Whatever you compare, remember the two constants: rates change often, and the insurer's ability to pay matters as much as the rate itself. Get a current, written quote, check the financial strength rating, and read the fee and surrender terms before you sign. If you are mapping out how an annuity fits a broader plan, our guide to Retirement Income Planning: Turning Savings Into a Paycheck shows where these products fit alongside other sources of income.

Frequently Asked Questions

Which annuity type has the best rates right now?

It depends on what "best" means for you. MYGAs offer the clearest fixed interest rate, immediate annuities show the highest payout percentage (but that includes return of your principal), and fixed-indexed annuities offer index-linked upside with caps. They are not directly comparable, so define your goal first, then compare within that type. And confirm any current rate in writing, since published rates change frequently.

Are higher annuity rates always better?

No. A higher rate from a financially weaker insurer, or one tied to a long surrender period or expensive riders, can be worse than a slightly lower rate from a stronger, simpler contract. Weigh the rate against the insurer's financial strength rating, the fees, and the liquidity terms.

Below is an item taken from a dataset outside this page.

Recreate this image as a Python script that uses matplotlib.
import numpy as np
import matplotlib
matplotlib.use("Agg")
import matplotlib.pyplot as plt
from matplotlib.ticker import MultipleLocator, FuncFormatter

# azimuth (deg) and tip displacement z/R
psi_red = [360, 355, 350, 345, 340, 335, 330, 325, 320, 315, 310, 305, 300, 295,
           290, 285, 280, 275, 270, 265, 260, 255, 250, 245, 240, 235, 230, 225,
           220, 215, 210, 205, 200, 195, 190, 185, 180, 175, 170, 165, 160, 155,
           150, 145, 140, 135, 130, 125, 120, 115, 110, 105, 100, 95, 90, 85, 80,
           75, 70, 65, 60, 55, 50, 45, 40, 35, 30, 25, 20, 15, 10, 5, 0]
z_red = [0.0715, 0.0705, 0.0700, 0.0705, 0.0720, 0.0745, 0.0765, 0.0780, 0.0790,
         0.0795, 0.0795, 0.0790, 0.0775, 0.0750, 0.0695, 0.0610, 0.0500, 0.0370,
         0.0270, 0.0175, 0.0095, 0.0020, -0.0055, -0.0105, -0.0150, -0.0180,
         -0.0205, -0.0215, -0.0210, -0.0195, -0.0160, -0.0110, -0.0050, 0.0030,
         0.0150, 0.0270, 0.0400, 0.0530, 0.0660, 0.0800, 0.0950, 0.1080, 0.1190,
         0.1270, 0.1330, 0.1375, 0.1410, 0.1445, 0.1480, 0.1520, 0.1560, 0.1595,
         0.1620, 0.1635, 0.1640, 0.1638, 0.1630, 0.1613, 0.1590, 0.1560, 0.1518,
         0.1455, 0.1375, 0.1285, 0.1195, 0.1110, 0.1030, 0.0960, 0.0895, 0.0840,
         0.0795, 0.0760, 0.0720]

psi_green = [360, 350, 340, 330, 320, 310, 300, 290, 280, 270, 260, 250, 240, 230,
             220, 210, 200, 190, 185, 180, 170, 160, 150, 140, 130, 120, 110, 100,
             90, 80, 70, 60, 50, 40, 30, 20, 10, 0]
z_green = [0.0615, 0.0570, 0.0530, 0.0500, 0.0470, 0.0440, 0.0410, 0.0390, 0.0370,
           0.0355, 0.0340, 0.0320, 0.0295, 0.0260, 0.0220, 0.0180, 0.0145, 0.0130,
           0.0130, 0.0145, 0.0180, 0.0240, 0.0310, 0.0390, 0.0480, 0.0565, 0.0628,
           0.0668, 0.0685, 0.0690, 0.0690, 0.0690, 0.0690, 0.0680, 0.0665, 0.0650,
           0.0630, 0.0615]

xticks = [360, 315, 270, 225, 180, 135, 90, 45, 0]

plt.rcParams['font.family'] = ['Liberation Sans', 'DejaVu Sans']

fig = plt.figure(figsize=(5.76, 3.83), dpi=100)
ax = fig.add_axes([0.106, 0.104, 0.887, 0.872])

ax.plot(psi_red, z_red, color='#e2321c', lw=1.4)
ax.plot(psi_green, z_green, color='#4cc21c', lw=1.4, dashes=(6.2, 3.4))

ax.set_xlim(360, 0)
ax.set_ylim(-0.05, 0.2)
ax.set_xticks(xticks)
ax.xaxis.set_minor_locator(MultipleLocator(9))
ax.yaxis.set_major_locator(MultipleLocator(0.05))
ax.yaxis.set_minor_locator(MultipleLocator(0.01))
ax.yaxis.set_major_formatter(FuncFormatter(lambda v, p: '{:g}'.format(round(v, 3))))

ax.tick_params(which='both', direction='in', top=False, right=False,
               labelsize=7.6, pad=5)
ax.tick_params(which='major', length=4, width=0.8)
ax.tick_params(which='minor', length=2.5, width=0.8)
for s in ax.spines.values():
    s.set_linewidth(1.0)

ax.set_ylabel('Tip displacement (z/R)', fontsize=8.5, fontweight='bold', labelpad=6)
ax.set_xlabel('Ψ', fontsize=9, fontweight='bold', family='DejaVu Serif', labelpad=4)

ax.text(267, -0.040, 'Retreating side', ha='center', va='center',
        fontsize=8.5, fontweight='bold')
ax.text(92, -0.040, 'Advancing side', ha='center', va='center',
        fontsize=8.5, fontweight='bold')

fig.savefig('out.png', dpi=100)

Why do annuity rates change so often?

Annuity rates track the insurer's investment yields, which move with broader interest rates and Treasury yields. When rates in the economy rise or fall, insurers refile their products, so the rate available this month may differ from last month. That is why a written, dated quote matters.

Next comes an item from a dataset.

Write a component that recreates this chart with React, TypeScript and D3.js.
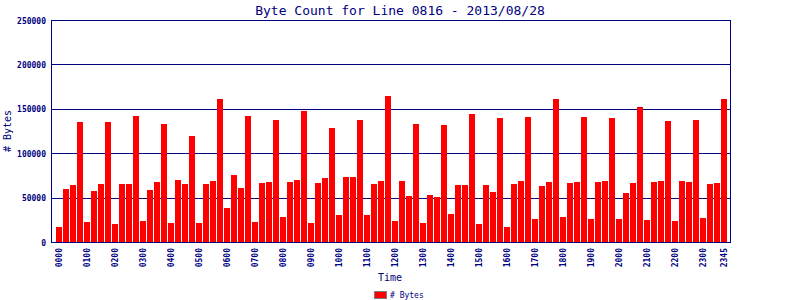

What is a good financial strength rating for an annuity insurer?

There is no single official answer, and rating scales differ by agency such as AM Best, Standard & Poor's, Moody's, and Fitch. A common approach is to set a minimum acceptable rating you are comfortable with, then shop for the best rate among insurers that meet it. Check current ratings directly, since they can change over time.


This guide is for general educational purposes only and is not financial, tax, or legal advice. Rates and rules change; verify current figures before acting. Consult a licensed professional about your situation.